I had a baby shower, I think 1 friend showed up in addition to a few of my cousins, 2 of my 3 sisters, my mother, and 2 aunts. I don't want to say it sucked ass because I know my cousin put forth the effort to throw the shower, not her fault there was a "snowstorm" and no one could make it, it probably didn't help that it was a couple of weeks before Christmas either. I still got some cute clothes, and diapers etc that I needed. It's hard to be appreciative though when you are already down to one income and don't even have enough diapers to last a week with twins. These thoughts really sparked my anxiety but slowly and surely making small weekly shopping trips to the local "children's resale chain store" I pretty much reached "hoarder" status with baby clothes and also managed to get my "two of everything" list completed for fairly cheap.
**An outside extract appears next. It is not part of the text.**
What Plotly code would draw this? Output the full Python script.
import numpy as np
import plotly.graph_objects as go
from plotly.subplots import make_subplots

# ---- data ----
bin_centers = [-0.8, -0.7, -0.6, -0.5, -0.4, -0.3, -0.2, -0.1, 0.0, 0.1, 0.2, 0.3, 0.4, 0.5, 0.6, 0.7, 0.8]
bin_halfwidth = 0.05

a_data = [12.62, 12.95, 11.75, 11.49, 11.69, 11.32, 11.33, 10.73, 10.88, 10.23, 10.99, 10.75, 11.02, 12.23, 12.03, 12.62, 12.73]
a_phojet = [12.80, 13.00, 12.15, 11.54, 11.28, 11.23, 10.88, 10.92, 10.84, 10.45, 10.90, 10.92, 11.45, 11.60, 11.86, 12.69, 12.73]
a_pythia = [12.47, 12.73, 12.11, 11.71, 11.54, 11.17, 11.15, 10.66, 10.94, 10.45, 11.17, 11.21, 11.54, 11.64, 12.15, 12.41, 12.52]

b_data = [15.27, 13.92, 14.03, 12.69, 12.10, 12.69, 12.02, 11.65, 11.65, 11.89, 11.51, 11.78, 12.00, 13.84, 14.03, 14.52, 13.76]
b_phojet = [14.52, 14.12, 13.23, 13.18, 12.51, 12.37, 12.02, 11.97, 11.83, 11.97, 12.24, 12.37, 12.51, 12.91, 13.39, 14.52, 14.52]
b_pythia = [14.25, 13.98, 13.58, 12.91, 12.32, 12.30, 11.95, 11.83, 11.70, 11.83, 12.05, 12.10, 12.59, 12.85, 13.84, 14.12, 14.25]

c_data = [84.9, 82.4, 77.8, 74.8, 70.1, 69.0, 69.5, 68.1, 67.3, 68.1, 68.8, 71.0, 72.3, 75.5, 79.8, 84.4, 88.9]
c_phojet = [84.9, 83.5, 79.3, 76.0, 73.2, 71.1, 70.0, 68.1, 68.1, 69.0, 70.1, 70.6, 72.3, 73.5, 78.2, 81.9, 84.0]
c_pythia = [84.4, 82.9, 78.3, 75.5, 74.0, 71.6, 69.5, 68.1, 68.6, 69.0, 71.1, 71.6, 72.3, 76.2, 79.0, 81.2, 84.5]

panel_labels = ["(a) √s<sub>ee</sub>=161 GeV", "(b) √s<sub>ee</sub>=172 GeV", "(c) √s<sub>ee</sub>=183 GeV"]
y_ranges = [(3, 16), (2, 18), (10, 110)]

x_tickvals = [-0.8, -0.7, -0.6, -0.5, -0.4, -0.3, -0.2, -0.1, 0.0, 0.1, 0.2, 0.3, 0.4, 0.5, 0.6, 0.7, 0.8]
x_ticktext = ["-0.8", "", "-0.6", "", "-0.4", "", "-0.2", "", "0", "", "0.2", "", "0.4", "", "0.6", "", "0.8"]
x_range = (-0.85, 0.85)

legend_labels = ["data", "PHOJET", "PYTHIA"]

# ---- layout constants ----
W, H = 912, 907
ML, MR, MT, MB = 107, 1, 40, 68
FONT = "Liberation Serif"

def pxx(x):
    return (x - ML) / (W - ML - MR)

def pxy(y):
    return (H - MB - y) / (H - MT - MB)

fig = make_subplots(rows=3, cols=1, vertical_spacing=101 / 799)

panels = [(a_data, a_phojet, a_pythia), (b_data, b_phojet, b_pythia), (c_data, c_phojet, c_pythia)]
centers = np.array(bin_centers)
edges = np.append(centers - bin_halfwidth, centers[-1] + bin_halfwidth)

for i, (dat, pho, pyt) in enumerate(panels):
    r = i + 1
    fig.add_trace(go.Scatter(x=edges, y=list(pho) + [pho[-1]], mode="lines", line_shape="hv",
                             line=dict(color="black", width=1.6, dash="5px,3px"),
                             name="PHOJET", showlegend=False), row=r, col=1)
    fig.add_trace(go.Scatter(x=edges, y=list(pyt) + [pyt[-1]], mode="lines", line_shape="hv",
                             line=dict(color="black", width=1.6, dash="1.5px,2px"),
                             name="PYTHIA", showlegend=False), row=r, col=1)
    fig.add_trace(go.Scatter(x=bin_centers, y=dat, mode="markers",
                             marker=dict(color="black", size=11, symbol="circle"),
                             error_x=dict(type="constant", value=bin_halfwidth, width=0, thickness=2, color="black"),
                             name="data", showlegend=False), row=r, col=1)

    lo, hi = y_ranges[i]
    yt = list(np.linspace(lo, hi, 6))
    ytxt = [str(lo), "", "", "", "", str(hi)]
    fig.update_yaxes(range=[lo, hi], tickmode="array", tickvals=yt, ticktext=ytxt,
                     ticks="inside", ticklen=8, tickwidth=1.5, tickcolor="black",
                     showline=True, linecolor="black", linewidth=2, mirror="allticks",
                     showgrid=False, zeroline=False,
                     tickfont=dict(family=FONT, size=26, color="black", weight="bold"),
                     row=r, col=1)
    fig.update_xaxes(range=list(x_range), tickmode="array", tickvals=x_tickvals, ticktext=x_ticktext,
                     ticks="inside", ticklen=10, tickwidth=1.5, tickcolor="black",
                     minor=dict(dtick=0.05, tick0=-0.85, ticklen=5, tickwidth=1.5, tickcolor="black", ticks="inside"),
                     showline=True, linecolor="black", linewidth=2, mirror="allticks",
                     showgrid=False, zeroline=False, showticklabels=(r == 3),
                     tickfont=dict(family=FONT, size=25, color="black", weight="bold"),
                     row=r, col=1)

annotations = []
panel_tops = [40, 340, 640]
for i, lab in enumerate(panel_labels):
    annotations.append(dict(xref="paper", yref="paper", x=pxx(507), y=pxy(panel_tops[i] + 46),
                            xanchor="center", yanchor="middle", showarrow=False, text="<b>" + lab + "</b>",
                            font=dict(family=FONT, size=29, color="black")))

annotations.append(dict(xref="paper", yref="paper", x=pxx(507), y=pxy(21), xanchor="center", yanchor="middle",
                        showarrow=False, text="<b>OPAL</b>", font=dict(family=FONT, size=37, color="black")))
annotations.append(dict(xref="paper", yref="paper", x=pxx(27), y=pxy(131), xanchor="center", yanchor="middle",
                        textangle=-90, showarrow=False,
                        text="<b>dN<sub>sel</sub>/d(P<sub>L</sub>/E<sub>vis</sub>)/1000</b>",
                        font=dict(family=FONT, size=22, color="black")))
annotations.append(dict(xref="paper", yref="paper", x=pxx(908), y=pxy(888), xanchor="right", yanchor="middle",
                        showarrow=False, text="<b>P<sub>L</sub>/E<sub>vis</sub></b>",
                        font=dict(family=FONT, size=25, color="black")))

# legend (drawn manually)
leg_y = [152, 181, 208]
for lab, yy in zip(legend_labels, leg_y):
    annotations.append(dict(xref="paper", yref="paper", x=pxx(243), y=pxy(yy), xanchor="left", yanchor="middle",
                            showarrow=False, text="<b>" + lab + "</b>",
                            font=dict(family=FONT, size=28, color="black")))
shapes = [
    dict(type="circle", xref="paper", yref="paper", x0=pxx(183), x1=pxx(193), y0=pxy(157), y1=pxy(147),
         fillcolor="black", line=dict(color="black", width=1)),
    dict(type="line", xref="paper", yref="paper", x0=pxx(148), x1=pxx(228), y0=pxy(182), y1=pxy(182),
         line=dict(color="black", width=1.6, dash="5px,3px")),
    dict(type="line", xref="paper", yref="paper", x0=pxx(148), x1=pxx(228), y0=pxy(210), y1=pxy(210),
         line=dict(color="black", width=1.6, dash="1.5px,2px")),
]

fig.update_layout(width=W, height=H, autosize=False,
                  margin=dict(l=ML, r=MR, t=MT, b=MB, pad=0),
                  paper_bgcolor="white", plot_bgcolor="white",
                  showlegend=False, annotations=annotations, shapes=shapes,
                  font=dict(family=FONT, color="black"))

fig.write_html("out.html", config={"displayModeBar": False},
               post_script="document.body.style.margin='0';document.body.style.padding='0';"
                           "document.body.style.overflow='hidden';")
Craigslist really helped as well, early in the pregnancy I started perusing craigslist for cribs because I knew that they would probably be the most expensive things for us. I lucked out big time, found a post for 2 identical Ikea cribs from a home that also had twins, $100 for the pair. This really helped me to be on the ball with shopping, I didn't pay full price for anything. I will share my shopping tips later on, for now I'm just laying out the back story for you, letting you get to know me and the journey so far.